Cross-architectural runtime probability dynamics in transformer LLMs — two clusters not explained by parameter count

Really like this one - and what makes it worth engaging with seriously is the discipline, not just the result. An explicit rejected-claims list and “hypothesis, not finding” on the corpus story is the posture that turns a cluster plot into something credible. So in the same spirit, here are the controls I’d want to see before believing GD_ratio is measuring dynamics rather than something more boring - plus one concrete test you can run from the architecture side.

(Working from your writeup + the abstract, so apologies if some of this is already handled in the preprint.)

1. Rule out logit temperature first - this is the cheap one I’d run before anything else. Your operator reads the geometry of the softmax distribution: entropy, top-k concentration, top-1/top-2 competition. All of those are dominated by the scale of the logits entering the softmax, and that scale is set by things unrelated to “dynamics”: final-LN gain, tied vs untied embeddings, weight decay, label smoothing. A model trained to be more confident has sharper distributions → high G, low D → high GD_ratio, with no trajectory behavior involved. That’s actually a clean mechanism for your training-corpus hypothesis (curated-data models tend to run lower-entropy), but it means GD_ratio could just be a per-model temperature reading. Test: fit one scalar temperature T per model on a held-out set to match a common mean entropy, recompute G and D on the calibrated logits, and see if the two clusters survive. If they collapse, you’ve measured calibration. If they hold, you’ve got something real on top of calibration. Either way it’s a stronger paper.

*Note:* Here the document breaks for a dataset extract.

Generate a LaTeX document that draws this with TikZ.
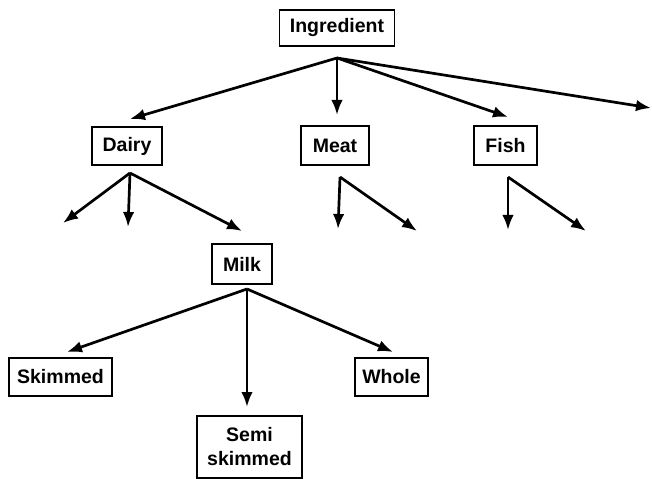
\documentclass[tikz,border=0pt]{standalone}
\usepackage{fontspec}
\setmainfont{Liberation Sans}
\usetikzlibrary{arrows.meta}
\tikzset{
  box/.style={draw, line width=1.9bp, inner sep=0pt, align=center,
    font=\bfseries\fontsize{19.5bp}{24bp}\selectfont},
  arr/.style={line width=2.7bp, -{Latex[length=15bp,width=11.5bp]}}
}
\begin{document}
\begin{tikzpicture}[x=1bp,y=-1bp]
\useasboundingbox (0,0) rectangle (652,479);
% nodes
\node[box, minimum width=115bp, minimum height=36bp] (ing) at (337,28) {Ingredient};
\node[box, minimum width=70bp, minimum height=38bp] (dairy) at (127,146) {Dairy};
\node[box, minimum width=68bp, minimum height=39bp] (meat) at (335,145.5) {Meat};
\node[box, minimum width=63bp, minimum height=39bp] (fish) at (505.5,145.5) {Fish};
\node[box, minimum width=60bp, minimum height=40bp] (milk) at (242,264) {Milk};
\node[box, minimum width=103bp, minimum height=38bp] (skim) at (60.5,377) {Skimmed};
\node[box, minimum width=73bp, minimum height=38bp] (whole) at (391.5,377) {Whole};
\node[box, minimum width=105bp, minimum height=62bp] (semi) at (249.5,447) {Semi\\skimmed};
% arrow origins and free ends
\coordinate (ingO) at (337,58);
\coordinate (ingA) at (130,119);
\coordinate (ingB) at (337,115);
\coordinate (ingC) at (508,117);
\coordinate (ingD) at (651,108);
\coordinate (dairyO) at (130,173);
\coordinate (dairyA) at (63,223);
\coordinate (dairyB) at (128,227);
\coordinate (dairyC) at (242,231);
\coordinate (meatO) at (340,177);
\coordinate (meatA) at (338,229);
\coordinate (meatB) at (417,231);
\coordinate (fishO) at (508,177);
\coordinate (fishA) at (508,230);
\coordinate (fishB) at (586,231);
\coordinate (milkO) at (247,289);
\coordinate (milkA) at (67,352);
\coordinate (milkB) at (247,407);
\coordinate (milkC) at (393,352);
% arrows
\draw[arr] (ingO) -- (ingA);
\draw[arr] (ingO) -- (ingB);
\draw[arr] (ingO) -- (ingC);
\draw[arr] (ingO) -- (ingD);
\draw[arr] (dairyO) -- (dairyA);
\draw[arr] (dairyO) -- (dairyB);
\draw[arr] (dairyO) -- (dairyC);
\draw[arr] (meatO) -- (meatA);
\draw[arr] (meatO) -- (meatB);
\draw[arr] (fishO) -- (fishA);
\draw[arr] (fishO) -- (fishB);
\draw[arr] (milkO) -- (milkA);
\draw[arr] (milkO) -- (milkB);
\draw[arr] (milkO) -- (milkC);
\end{tikzpicture}
\end{document}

2. Make the operator vocab-invariant before cross-model comparison. Entropy and “dispersion above a 1% threshold” both scale with vocabulary size, and your panel runs 32k (TinyLlama) to ~152k (Qwen). It’s not a clean confound - OPT and Pythia sit at ~50k and still land in the lower cluster, so size alone isn’t the story - but a raw entropy / threshold-count still isn’t comparable across those vocabularies. Normalizing entropy by log(V), or computing the geometry over the top-p (say 0.99) mass instead of the full tail, removes tokenizer granularity as a hidden variable so the split can’t be partly a vocab artifact.

3. The perturbation experiment needs magnitude-matching and a null. This is the part closest to work we do (inject into hidden state, measure the downstream distribution), so two things we’ve been burned by: (a) “same input noise” across models is different relative perturbation if their hidden-state norms differ - and activation RMS varies a lot across models, and across layers within a model. Before concluding “architecture-specific response,” scale the injected noise to each model’s per-layer activation RMS; otherwise GPT-2 “absorbing” the noise might just mean GPT-2 carries larger activations. (b) Add a zero / identity-perturbation null that must produce no change - it proves the measurement path itself isn’t manufacturing the effect. With those two controls, “three reproducible perturbation signatures” becomes very hard to argue with.

4. Put error bars on the gap. The “order of magnitude, no overlap” split is the headline and it currently rests on one GD_ratio point per model. Bootstrapping GD_ratio over prompts/sequences (resample, recompute, CI per model) lets you state non-overlap quantitatively instead of visually - on n=8, single-author, that’s the difference between “suggestive” and “hard to dismiss.”

5. A concrete test from the large-model side. You asked whether this holds past 1.3B. One thing we see clearly on a 12B (Gemma) is that a few architectural choices impose output geometry independent of training. Gemma applies final-logit softcapping - a tanh cap on the logits - which structurally bounds exactly the concentration/competition geometry your G and D measure. Prediction: a softcapped model will cluster by the cap, not by its corpus. So dropping Gemma (or any softcapped model) into the panel is a clean way to separate “architecture-imposed logit geometry” from “training dynamics.” More generally, past 7B the confound surface grows - softcapping, QK-norm, attention-sink / massive-activation effects - all of which move your operator without touching anything you’d call dynamics. If the two clusters survive those, the structure is real; if it reorganizes around them, that’s the finding.

None of this is a knock - it’s an interesting lens and the honest-limitations framing is exactly why it’s worth pushing on. If I had to order it: temperature-normalization first, because it’s cheap and it either kills the result or makes it much stronger.